For Waplington, opinions are important. After the project, he plans to make three archives. “One for the Israelis, one for the Palestinians, one in the US. That’s partly why I shoot with film, so there will be a physical archive – something you can pick up. So people on all sides can look back and see what happened.”
It is a very practical ambition in a field where the abstract can often take precedence. But Waplington contrives in his work to both buy into the theoretical strictures of contemporary art and to avoid them, as with the bear costume, which underscores and yet slightly undermines Brenner’s stated concerns with identity. For Brenner, typically, this just adds to the pleasure of a project that has an overarching ethos he describes as “sharing and giving”.
“I have a lot of tenderness for Nick,” he says. “He is someone who touches me. I can see the theatre of the struggle in him.”

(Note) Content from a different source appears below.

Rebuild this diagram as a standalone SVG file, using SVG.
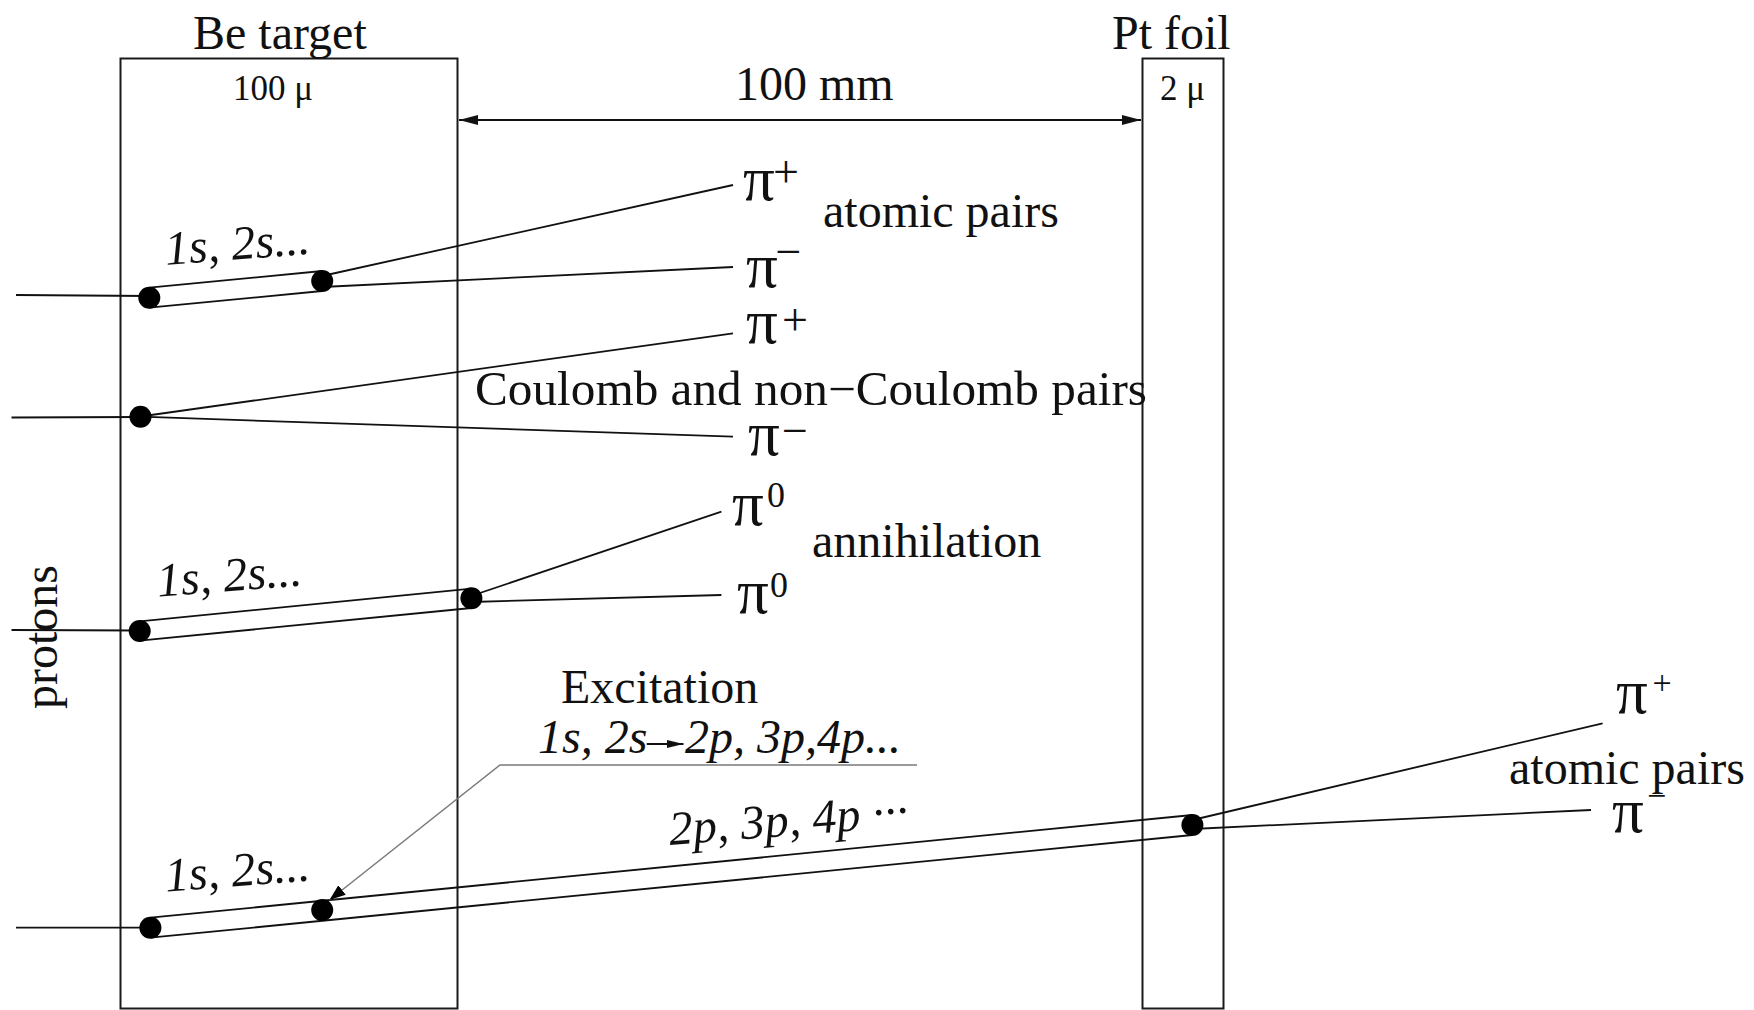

And what does Brenner want to leave behind? “As Roland Barthes says in Mythologies, ‘Myths enable people to recognise themselves without knowing themselves.’ So if people can realise that they are all invented through these images, they might start seeing the roles they are trapped in and look into their hearts and minds. That’s why the mission is important,” he says. More prosaically there will be a show opening at the beginning of 2014 and then touring, perhaps until 2016.
A collection will be published to coincide with the opening exhibition but individual artists will publish their own books. On the day we meet, the overall name of the project is yet to be decided.
“If it’s anything to do with the Holy Land, I’m out of here,” Struth tells me. “Artists have a desire for uncompromised content but if you work here on a project paid for by Jewish donors and you are a guest – it is already a compromise and you have to stay firm in relationship to that. As much as I like [Brenner], I’m principally a sceptical person and critical. I spend lot of time wondering what is the real agenda of Frédéric.”
This and other questions are lost in the next surge of Brenner’s enthusiasm as he brings the participants together for that most clichéd of photographic set-ups – the group picture. What is, today at least, the most impressive line-up of photographers in the world, shuffles into place. Before an assistant presses the button, Brenner turns to them and shouts: “Instead of ‘Cheese’, say, ‘Dissonance’ !” And they all do. Apart, perhaps, from the man in the bear head.